The problem - Give an exact transcription of every line, dropping the images.

Information supplied -
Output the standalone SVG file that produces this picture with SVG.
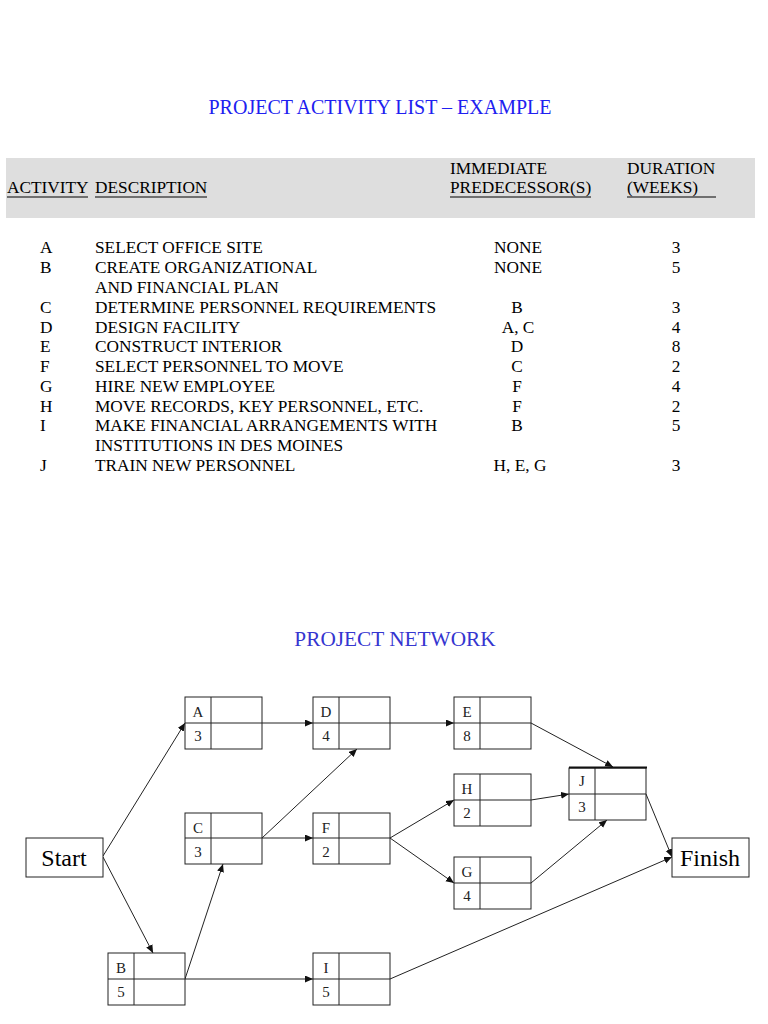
<svg xmlns="http://www.w3.org/2000/svg" width="768" height="1024" viewBox="0 0 768 1024">
<style>
.t{font-family:"Liberation Serif","Times New Roman",serif;font-size:17.3px;fill:#000}
.title{font-family:"Liberation Serif","Times New Roman",serif;font-size:20px}
.c{text-anchor:middle}
.ul{stroke:#000;stroke-width:1}
.box{fill:#fff;stroke:#222;stroke-width:1}
.div{stroke:#222;stroke-width:1;fill:none}
.nl{font-family:"Liberation Serif","Times New Roman",serif;font-size:15px;fill:#222;text-anchor:middle}
.big{font-family:"Liberation Serif","Times New Roman",serif;font-size:24px;fill:#000;text-anchor:middle}
.edge{stroke:#222;stroke-width:1;fill:none;marker-end:url(#arr)}
</style>
<defs>
<marker id="arr" markerUnits="userSpaceOnUse" markerWidth="9" markerHeight="8" refX="8" refY="3.5" orient="auto">
<path d="M0,0 L8,3.5 L0,7 Z" fill="#111"/>
</marker>
</defs>
<rect width="768" height="1024" fill="#fff"/>

<g id="table">
<text class="title c" x="380" y="114" fill="#2020f0">PROJECT ACTIVITY LIST – EXAMPLE</text>
<rect x="6" y="158" width="749" height="60" fill="#dedede"/>
<text class="t" x="7" y="193">ACTIVITY</text>
<text class="t" x="95" y="193">DESCRIPTION</text>
<text class="t" x="450" y="174">IMMEDIATE</text>
<text class="t" x="450" y="193">PREDECESSOR(S)</text>
<text class="t" x="627" y="174">DURATION</text>
<text class="t" x="627" y="193">(WEEKS)</text>
<line class="ul" x1="7" y1="197" x2="88" y2="197"/>
<line class="ul" x1="95" y1="197" x2="207" y2="197"/>
<line class="ul" x1="450" y1="197" x2="591" y2="197"/>
<line class="ul" x1="627" y1="197" x2="716" y2="197"/>

<text class="t" x="40" y="253">A</text><text class="t" x="95" y="253">SELECT OFFICE SITE</text><text class="t c" x="518" y="253">NONE</text><text class="t c" x="676" y="253">3</text>
<text class="t" x="40" y="273">B</text><text class="t" x="95" y="273">CREATE ORGANIZATIONAL</text><text class="t c" x="518" y="273">NONE</text><text class="t c" x="676" y="273">5</text>
<text class="t" x="95" y="293">AND FINANCIAL PLAN</text>
<text class="t" x="40" y="312.5">C</text><text class="t" x="95" y="312.5">DETERMINE PERSONNEL REQUIREMENTS</text><text class="t c" x="517" y="312.5">B</text><text class="t c" x="676" y="312.5">3</text>
<text class="t" x="40" y="332.5">D</text><text class="t" x="95" y="332.5">DESIGN FACILITY</text><text class="t c" x="518" y="332.5">A, C</text><text class="t c" x="676" y="332.5">4</text>
<text class="t" x="40" y="352">E</text><text class="t" x="95" y="352">CONSTRUCT INTERIOR</text><text class="t c" x="517" y="352">D</text><text class="t c" x="676" y="352">8</text>
<text class="t" x="40" y="372">F</text><text class="t" x="95" y="372">SELECT PERSONNEL TO MOVE</text><text class="t c" x="517" y="372">C</text><text class="t c" x="676" y="372">2</text>
<text class="t" x="40" y="391.5">G</text><text class="t" x="95" y="391.5">HIRE NEW EMPLOYEE</text><text class="t c" x="517" y="391.5">F</text><text class="t c" x="676" y="391.5">4</text>
<text class="t" x="40" y="411.5">H</text><text class="t" x="95" y="411.5">MOVE RECORDS, KEY PERSONNEL, ETC.</text><text class="t c" x="517" y="411.5">F</text><text class="t c" x="676" y="411.5">2</text>
<text class="t" x="40" y="431">I</text><text class="t" x="95" y="431">MAKE FINANCIAL ARRANGEMENTS WITH</text><text class="t c" x="517" y="431">B</text><text class="t c" x="676" y="431">5</text>
<text class="t" x="95" y="451">INSTITUTIONS IN DES MOINES</text>
<text class="t" x="40" y="471">J</text><text class="t" x="95" y="471">TRAIN NEW PERSONNEL</text><text class="t c" x="520" y="471">H, E, G</text><text class="t c" x="676" y="471">3</text>
</g>

<text class="title c" x="395" y="646" fill="#3535d0" style="font-size:21.3px">PROJECT NETWORK</text>

<g id="connectors">
<line class="edge" x1="103" y1="856" x2="185" y2="723"/>
<line class="edge" x1="103" y1="857" x2="153" y2="953"/>
<line class="edge" x1="185" y1="979" x2="223" y2="864"/>
<line class="edge" x1="185" y1="979" x2="313" y2="979"/>
<line class="edge" x1="262" y1="723" x2="313" y2="723"/>
<line class="edge" x1="262" y1="838" x2="357" y2="749"/>
<line class="edge" x1="262" y1="838" x2="313" y2="838"/>
<line class="edge" x1="390" y1="723" x2="454" y2="723"/>
<line class="edge" x1="390" y1="838" x2="454" y2="800"/>
<line class="edge" x1="390" y1="838" x2="454" y2="883"/>
<line class="edge" x1="531" y1="723" x2="613" y2="767"/>
<line class="edge" x1="531" y1="800" x2="569" y2="794"/>
<line class="edge" x1="531" y1="883" x2="607" y2="820"/>
<line class="edge" x1="646" y1="794" x2="672" y2="857"/>
<line class="edge" x1="390" y1="979" x2="672" y2="857"/>
</g>

<g id="start"><rect class="box" x="26" y="838" width="77" height="39"/><text class="big" x="64" y="866">Start</text></g>
<g id="finish"><rect class="box" x="672" y="838" width="77" height="39"/><text class="big" x="710" y="866">Finish</text></g>

<g id="nodeA"><rect class="box" x="185" y="697" width="77" height="52"/><path class="div" d="M211,697V749M185,723H262"/><text class="nl" x="198" y="717">A</text><text class="nl" x="198" y="741">3</text></g>
<g id="nodeD"><rect class="box" x="313" y="697" width="77" height="52"/><path class="div" d="M339,697V749M313,723H390"/><text class="nl" x="326" y="717">D</text><text class="nl" x="326" y="741">4</text></g>
<g id="nodeE"><rect class="box" x="454" y="697" width="77" height="52"/><path class="div" d="M480,697V749M454,723H531"/><text class="nl" x="467" y="717">E</text><text class="nl" x="467" y="741">8</text></g>
<g id="nodeC"><rect class="box" x="185" y="813" width="77" height="51"/><path class="div" d="M211,813V864M185,838H262"/><text class="nl" x="198" y="833">C</text><text class="nl" x="198" y="857">3</text></g>
<g id="nodeF"><rect class="box" x="313" y="813" width="77" height="51"/><path class="div" d="M339,813V864M313,838H390"/><text class="nl" x="326" y="833">F</text><text class="nl" x="326" y="857">2</text></g>
<g id="nodeH"><rect class="box" x="454" y="774" width="77" height="52"/><path class="div" d="M480,774V826M454,800H531"/><text class="nl" x="467" y="794">H</text><text class="nl" x="467" y="818">2</text></g>
<g id="nodeG"><rect class="box" x="454" y="857" width="77" height="52"/><path class="div" d="M480,857V909M454,883H531"/><text class="nl" x="467" y="877">G</text><text class="nl" x="467" y="901">4</text></g>
<g id="nodeJ"><rect class="box" x="569" y="768" width="77" height="52"/><path class="div" d="M595,768V820M569,794H646"/><line x1="569" y1="767.5" x2="647" y2="767.5" stroke="#111" stroke-width="2"/><text class="nl" x="582" y="786">J</text><text class="nl" x="582" y="812">3</text></g>
<g id="nodeB"><rect class="box" x="108" y="953" width="77" height="52"/><path class="div" d="M134,953V1005M108,979H185"/><text class="nl" x="121" y="973">B</text><text class="nl" x="121" y="997">5</text></g>
<g id="nodeI"><rect class="box" x="313" y="953" width="77" height="52"/><path class="div" d="M339,953V1005M313,979H390"/><text class="nl" x="326" y="973">I</text><text class="nl" x="326" y="997">5</text></g>
</svg>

Exercise output -
Output the standalone SVG file that produces this picture with SVG.
<svg xmlns="http://www.w3.org/2000/svg" width="768" height="1024" viewBox="0 0 768 1024">
<style>
.t{font-family:"Liberation Serif","Times New Roman",serif;font-size:17.3px;fill:#000}
.title{font-family:"Liberation Serif","Times New Roman",serif;font-size:20px}
.c{text-anchor:middle}
.ul{stroke:#000;stroke-width:1}
.box{fill:#fff;stroke:#222;stroke-width:1}
.div{stroke:#222;stroke-width:1;fill:none}
.nl{font-family:"Liberation Serif","Times New Roman",serif;font-size:15px;fill:#222;text-anchor:middle}
.big{font-family:"Liberation Serif","Times New Roman",serif;font-size:24px;fill:#000;text-anchor:middle}
.edge{stroke:#222;stroke-width:1;fill:none;marker-end:url(#arr)}
</style>
<defs>
<marker id="arr" markerUnits="userSpaceOnUse" markerWidth="9" markerHeight="8" refX="8" refY="3.5" orient="auto">
<path d="M0,0 L8,3.5 L0,7 Z" fill="#111"/>
</marker>
</defs>
<rect width="768" height="1024" fill="#fff"/>

<g id="table">
<text class="title c" x="380" y="114" fill="#2020f0">PROJECT ACTIVITY LIST – EXAMPLE</text>
<rect x="6" y="158" width="749" height="60" fill="#dedede"/>
<text class="t" x="7" y="193">ACTIVITY</text>
<text class="t" x="95" y="193">DESCRIPTION</text>
<text class="t" x="450" y="174">IMMEDIATE</text>
<text class="t" x="450" y="193">PREDECESSOR(S)</text>
<text class="t" x="627" y="174">DURATION</text>
<text class="t" x="627" y="193">(WEEKS)</text>
<line class="ul" x1="7" y1="197" x2="88" y2="197"/>
<line class="ul" x1="95" y1="197" x2="207" y2="197"/>
<line class="ul" x1="450" y1="197" x2="591" y2="197"/>
<line class="ul" x1="627" y1="197" x2="716" y2="197"/>

<text class="t" x="40" y="253">A</text><text class="t" x="95" y="253">SELECT OFFICE SITE</text><text class="t c" x="518" y="253">NONE</text><text class="t c" x="676" y="253">3</text>
<text class="t" x="40" y="273">B</text><text class="t" x="95" y="273">CREATE ORGANIZATIONAL</text><text class="t c" x="518" y="273">NONE</text><text class="t c" x="676" y="273">5</text>
<text class="t" x="95" y="293">AND FINANCIAL PLAN</text>
<text class="t" x="40" y="312.5">C</text><text class="t" x="95" y="312.5">DETERMINE PERSONNEL REQUIREMENTS</text><text class="t c" x="517" y="312.5">B</text><text class="t c" x="676" y="312.5">3</text>
<text class="t" x="40" y="332.5">D</text><text class="t" x="95" y="332.5">DESIGN FACILITY</text><text class="t c" x="518" y="332.5">A, C</text><text class="t c" x="676" y="332.5">4</text>
<text class="t" x="40" y="352">E</text><text class="t" x="95" y="352">CONSTRUCT INTERIOR</text><text class="t c" x="517" y="352">D</text><text class="t c" x="676" y="352">8</text>
<text class="t" x="40" y="372">F</text><text class="t" x="95" y="372">SELECT PERSONNEL TO MOVE</text><text class="t c" x="517" y="372">C</text><text class="t c" x="676" y="372">2</text>
<text class="t" x="40" y="391.5">G</text><text class="t" x="95" y="391.5">HIRE NEW EMPLOYEE</text><text class="t c" x="517" y="391.5">F</text><text class="t c" x="676" y="391.5">4</text>
<text class="t" x="40" y="411.5">H</text><text class="t" x="95" y="411.5">MOVE RECORDS, KEY PERSONNEL, ETC.</text><text class="t c" x="517" y="411.5">F</text><text class="t c" x="676" y="411.5">2</text>
<text class="t" x="40" y="431">I</text><text class="t" x="95" y="431">MAKE FINANCIAL ARRANGEMENTS WITH</text><text class="t c" x="517" y="431">B</text><text class="t c" x="676" y="431">5</text>
<text class="t" x="95" y="451">INSTITUTIONS IN DES MOINES</text>
<text class="t" x="40" y="471">J</text><text class="t" x="95" y="471">TRAIN NEW PERSONNEL</text><text class="t c" x="520" y="471">H, E, G</text><text class="t c" x="676" y="471">3</text>
</g>

<text class="title c" x="395" y="646" fill="#3535d0" style="font-size:21.3px">PROJECT NETWORK</text>

<g id="connectors">
<line class="edge" x1="103" y1="856" x2="185" y2="723"/>
<line class="edge" x1="103" y1="857" x2="153" y2="953"/>
<line class="edge" x1="185" y1="979" x2="223" y2="864"/>
<line class="edge" x1="185" y1="979" x2="313" y2="979"/>
<line class="edge" x1="262" y1="723" x2="313" y2="723"/>
<line class="edge" x1="262" y1="838" x2="357" y2="749"/>
<line class="edge" x1="262" y1="838" x2="313" y2="838"/>
<line class="edge" x1="390" y1="723" x2="454" y2="723"/>
<line class="edge" x1="390" y1="838" x2="454" y2="800"/>
<line class="edge" x1="390" y1="838" x2="454" y2="883"/>
<line class="edge" x1="531" y1="723" x2="613" y2="767"/>
<line class="edge" x1="531" y1="800" x2="569" y2="794"/>
<line class="edge" x1="531" y1="883" x2="607" y2="820"/>
<line class="edge" x1="646" y1="794" x2="672" y2="857"/>
<line class="edge" x1="390" y1="979" x2="672" y2="857"/>
</g>

<g id="start"><rect class="box" x="26" y="838" width="77" height="39"/><text class="big" x="64" y="866">Start</text></g>
<g id="finish"><rect class="box" x="672" y="838" width="77" height="39"/><text class="big" x="710" y="866">Finish</text></g>

<g id="nodeA"><rect class="box" x="185" y="697" width="77" height="52"/><path class="div" d="M211,697V749M185,723H262"/><text class="nl" x="198" y="717">A</text><text class="nl" x="198" y="741">3</text></g>
<g id="nodeD"><rect class="box" x="313" y="697" width="77" height="52"/><path class="div" d="M339,697V749M313,723H390"/><text class="nl" x="326" y="717">D</text><text class="nl" x="326" y="741">4</text></g>
<g id="nodeE"><rect class="box" x="454" y="697" width="77" height="52"/><path class="div" d="M480,697V749M454,723H531"/><text class="nl" x="467" y="717">E</text><text class="nl" x="467" y="741">8</text></g>
<g id="nodeC"><rect class="box" x="185" y="813" width="77" height="51"/><path class="div" d="M211,813V864M185,838H262"/><text class="nl" x="198" y="833">C</text><text class="nl" x="198" y="857">3</text></g>
<g id="nodeF"><rect class="box" x="313" y="813" width="77" height="51"/><path class="div" d="M339,813V864M313,838H390"/><text class="nl" x="326" y="833">F</text><text class="nl" x="326" y="857">2</text></g>
<g id="nodeH"><rect class="box" x="454" y="774" width="77" height="52"/><path class="div" d="M480,774V826M454,800H531"/><text class="nl" x="467" y="794">H</text><text class="nl" x="467" y="818">2</text></g>
<g id="nodeG"><rect class="box" x="454" y="857" width="77" height="52"/><path class="div" d="M480,857V909M454,883H531"/><text class="nl" x="467" y="877">G</text><text class="nl" x="467" y="901">4</text></g>
<g id="nodeJ"><rect class="box" x="569" y="768" width="77" height="52"/><path class="div" d="M595,768V820M569,794H646"/><line x1="569" y1="767.5" x2="647" y2="767.5" stroke="#111" stroke-width="2"/><text class="nl" x="582" y="786">J</text><text class="nl" x="582" y="812">3</text></g>
<g id="nodeB"><rect class="box" x="108" y="953" width="77" height="52"/><path class="div" d="M134,953V1005M108,979H185"/><text class="nl" x="121" y="973">B</text><text class="nl" x="121" y="997">5</text></g>
<g id="nodeI"><rect class="box" x="313" y="953" width="77" height="52"/><path class="div" d="M339,953V1005M313,979H390"/><text class="nl" x="326" y="973">I</text><text class="nl" x="326" y="997">5</text></g>
</svg>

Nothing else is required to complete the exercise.